Haitian Surgeon Successfully Separates Conjoined Sisters1
By Nigel Boys
When David Bernard was badly injured and buried under rubble for seven days after the 2010 earthquake that hit Haiti and killed an estimated 300,000 people, he thought his greatest challenge in life was over, until his wife, Manousheka, gave birth to triplets.
What made it especially trying for the Bernards was that while one of the triplets, Tamar, came out a healthy girl, her twin sisters, Marian and Michelle, were conjoined, sharing one liver. However, this May, in the first ever operation of its kind on the Caribbean island, the 6-month-old girls were successfully separated by a man who used to be a native of the island but is now a leading U.S. surgeon.
When he was a teenager in 1972, Dr. Henri Ford moved to Brooklyn, New York from Haiti. He became an Ivy League-trained pediatric surgeon and then became the chief of surgery at Children’s Hospital Los Angeles (CHLA).

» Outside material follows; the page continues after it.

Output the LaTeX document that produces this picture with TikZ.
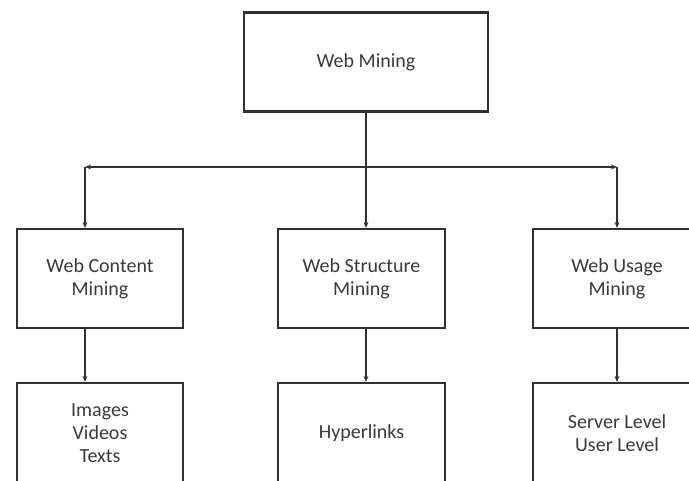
\documentclass[tikz,border=0pt]{standalone}
\usepackage{fontspec}
\setmainfont{Carlito}
\usetikzlibrary{arrows.meta}
\definecolor{txtgray}{HTML}{3A3A3A}
\definecolor{linegray}{HTML}{303030}
\tikzset{
  box/.style={draw=linegray, line width=2.2pt, fill=white, inner sep=0pt,
    align=center, text=txtgray, font=\fontsize{20}{23}\selectfont},
  conn/.style={draw=linegray, line width=1.3pt},
  tip/.style={-{Stealth[length=6pt,width=5pt]}},
  tips/.style={{Stealth[length=6pt,width=5pt]}-{Stealth[length=6pt,width=5pt]}}
}
\begin{document}
\begin{tikzpicture}[x=1pt,y=-1pt]
\useasboundingbox (0,0) rectangle (689,481);
\clip (0,0) rectangle (689,481);
\fill[white] (0,0) rectangle (689,481);
% top
\node[box, minimum width=244pt, minimum height=99pt] (wm) at (366,62) {Web Mining};
% middle row
\node[box, minimum width=166pt, minimum height=99pt] (wcm) at (100,278.5) {Web Content\\Mining};
\node[box, minimum width=167pt, minimum height=99pt] (wsm) at (361.5,278.5) {Web Structure\\Mining};
\node[box, minimum width=168pt, minimum height=99pt] (wum) at (617,278.5) {Web Usage\\Mining};
% bottom row
\node[box, minimum width=166pt, minimum height=100pt] (ivt) at (100,433) {Images\\Videos\\Texts};
\node[box, minimum width=167pt, minimum height=100pt] (hyp) at (361.5,433) {Hyperlinks};
\node[box, minimum width=168pt, minimum height=100pt] (sul) at (617,433) {Server Level\\User Level};
% connectors
\coordinate (hc) at (366,167);
\coordinate (hl) at (85,167);
\coordinate (hr) at (617,167);
\draw[conn] (wm.south -| hc) -- (hc);
\draw[conn, tips] (hl) -- (hr);
\draw[conn, tip] (hl) -- (hl |- wcm.north);
\draw[conn, tip] (hc) -- (hc |- wsm.north);
\draw[conn, tip] (hr) -- (hr |- wum.north);
\draw[conn, tip] (hl |- wcm.south) -- (hl |- ivt.north);
\draw[conn, tip] (hc |- wsm.south) -- (hc |- hyp.north);
\draw[conn, tip] (hr |- wum.south) -- (hr |- sul.north);
\end{tikzpicture}
\end{document}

After returning to the island several times in the aftermath of the earthquake to help those in need, Ford led the team that would eventually separate the twins who were joined at the abdomen.
“I arrived the second day that the airport opened, and pretty much went to work and spent two absolutely grueling weeks, the toughest ones of my life,” Ford told CBS News about the time after the earthquake. “When it came time to leave, I recognized that I couldn’t just say, ‘Yes, I did my share and it’s over.’ It wasn’t a ‘one and done’ thing.”
With an 18-member team of physicians and nurses from CHLA and Keck Medicine of the University of Southern California, Ford led the international effort in a rare separation surgery to help the twins who were born in Port-au-Prince last November.
The medical team used two color codes to identify which baby they were working on during the dramatic 7-hour operation. Marian’s team was in red, while Michelle’s was yellow. After a line was drawn to show the surgeons where to begin cutting, the delicate operation began.
Although the tension was high during the entire operation, everything went smoothly until little Michelle’s blood pressure dropped, causing further concern. However, the little girl became stable again after she was given a transfusion and IV fluids.
A mini celebration began when the surgeons realized that both baby girls would make it and were well on the way to recovery. “We now have two babies, two independent living organisms,” said Ford. “There is no satisfactory substitute for excellence!”
“It’s extraordinary to see them lying on their backs,” a delighted Manousheka told CBS News. When asked if he had ever considered not separating the twins, David admitted that “there was a moment the thought crossed his mind.”
But his wife told him, “No, if we truly love them, we need to give them that chance, to separate them so they can live a full life.”
Thanks to Ford, the healthy girls were able to return home after they were discharged from the hospital on Friday, just two weeks after the operation.